* [Stated goal]
Copy out the material below in full, but not its images.

* [Available data]
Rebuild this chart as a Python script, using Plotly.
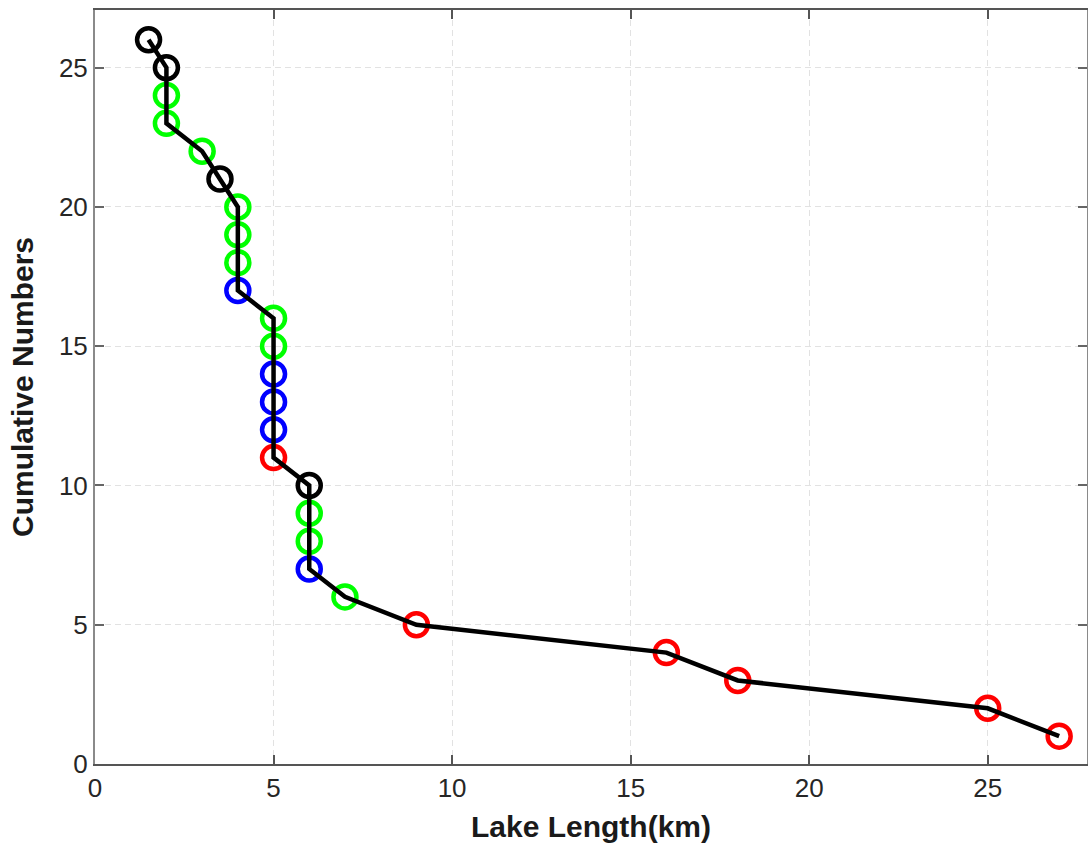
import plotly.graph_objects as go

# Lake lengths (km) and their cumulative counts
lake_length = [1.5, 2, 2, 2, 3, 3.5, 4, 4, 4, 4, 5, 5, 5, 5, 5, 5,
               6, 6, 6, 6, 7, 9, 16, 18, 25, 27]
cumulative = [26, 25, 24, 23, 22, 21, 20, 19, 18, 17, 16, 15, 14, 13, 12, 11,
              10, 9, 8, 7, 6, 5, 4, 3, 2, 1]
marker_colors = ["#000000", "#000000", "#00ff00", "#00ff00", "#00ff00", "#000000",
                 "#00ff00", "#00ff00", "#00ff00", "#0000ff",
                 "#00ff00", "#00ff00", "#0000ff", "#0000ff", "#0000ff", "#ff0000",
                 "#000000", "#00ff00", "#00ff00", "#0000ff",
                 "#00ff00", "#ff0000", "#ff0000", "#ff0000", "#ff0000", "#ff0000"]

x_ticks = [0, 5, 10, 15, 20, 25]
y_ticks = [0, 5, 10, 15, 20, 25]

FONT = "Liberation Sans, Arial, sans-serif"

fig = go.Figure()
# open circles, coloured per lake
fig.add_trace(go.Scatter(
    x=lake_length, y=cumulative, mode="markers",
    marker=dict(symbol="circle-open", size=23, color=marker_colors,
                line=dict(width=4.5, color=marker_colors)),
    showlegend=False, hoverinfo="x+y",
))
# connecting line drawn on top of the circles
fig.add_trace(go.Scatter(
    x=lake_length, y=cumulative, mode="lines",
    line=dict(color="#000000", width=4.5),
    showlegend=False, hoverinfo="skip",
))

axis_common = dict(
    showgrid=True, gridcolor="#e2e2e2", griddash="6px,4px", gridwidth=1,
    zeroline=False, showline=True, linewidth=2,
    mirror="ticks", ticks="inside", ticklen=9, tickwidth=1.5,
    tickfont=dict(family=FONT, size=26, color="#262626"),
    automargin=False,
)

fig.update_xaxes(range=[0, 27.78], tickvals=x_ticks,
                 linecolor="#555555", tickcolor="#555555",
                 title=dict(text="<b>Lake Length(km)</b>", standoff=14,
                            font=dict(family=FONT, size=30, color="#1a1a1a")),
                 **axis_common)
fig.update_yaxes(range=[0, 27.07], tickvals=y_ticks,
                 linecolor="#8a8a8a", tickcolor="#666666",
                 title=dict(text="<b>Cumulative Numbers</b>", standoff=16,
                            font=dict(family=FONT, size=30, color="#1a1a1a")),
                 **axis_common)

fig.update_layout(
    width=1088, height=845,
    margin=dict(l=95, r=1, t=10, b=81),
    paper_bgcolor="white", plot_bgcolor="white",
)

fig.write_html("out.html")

* [Answer to this task]
Rebuild this chart as a Python script, using Plotly.
import plotly.graph_objects as go

# Lake lengths (km) and their cumulative counts
lake_length = [1.5, 2, 2, 2, 3, 3.5, 4, 4, 4, 4, 5, 5, 5, 5, 5, 5,
               6, 6, 6, 6, 7, 9, 16, 18, 25, 27]
cumulative = [26, 25, 24, 23, 22, 21, 20, 19, 18, 17, 16, 15, 14, 13, 12, 11,
              10, 9, 8, 7, 6, 5, 4, 3, 2, 1]
marker_colors = ["#000000", "#000000", "#00ff00", "#00ff00", "#00ff00", "#000000",
                 "#00ff00", "#00ff00", "#00ff00", "#0000ff",
                 "#00ff00", "#00ff00", "#0000ff", "#0000ff", "#0000ff", "#ff0000",
                 "#000000", "#00ff00", "#00ff00", "#0000ff",
                 "#00ff00", "#ff0000", "#ff0000", "#ff0000", "#ff0000", "#ff0000"]

x_ticks = [0, 5, 10, 15, 20, 25]
y_ticks = [0, 5, 10, 15, 20, 25]

FONT = "Liberation Sans, Arial, sans-serif"

fig = go.Figure()
# open circles, coloured per lake
fig.add_trace(go.Scatter(
    x=lake_length, y=cumulative, mode="markers",
    marker=dict(symbol="circle-open", size=23, color=marker_colors,
                line=dict(width=4.5, color=marker_colors)),
    showlegend=False, hoverinfo="x+y",
))
# connecting line drawn on top of the circles
fig.add_trace(go.Scatter(
    x=lake_length, y=cumulative, mode="lines",
    line=dict(color="#000000", width=4.5),
    showlegend=False, hoverinfo="skip",
))

axis_common = dict(
    showgrid=True, gridcolor="#e2e2e2", griddash="6px,4px", gridwidth=1,
    zeroline=False, showline=True, linewidth=2,
    mirror="ticks", ticks="inside", ticklen=9, tickwidth=1.5,
    tickfont=dict(family=FONT, size=26, color="#262626"),
    automargin=False,
)

fig.update_xaxes(range=[0, 27.78], tickvals=x_ticks,
                 linecolor="#555555", tickcolor="#555555",
                 title=dict(text="<b>Lake Length(km)</b>", standoff=14,
                            font=dict(family=FONT, size=30, color="#1a1a1a")),
                 **axis_common)
fig.update_yaxes(range=[0, 27.07], tickvals=y_ticks,
                 linecolor="#8a8a8a", tickcolor="#666666",
                 title=dict(text="<b>Cumulative Numbers</b>", standoff=16,
                            font=dict(family=FONT, size=30, color="#1a1a1a")),
                 **axis_common)

fig.update_layout(
    width=1088, height=845,
    margin=dict(l=95, r=1, t=10, b=81),
    paper_bgcolor="white", plot_bgcolor="white",
)

fig.write_html("out.html")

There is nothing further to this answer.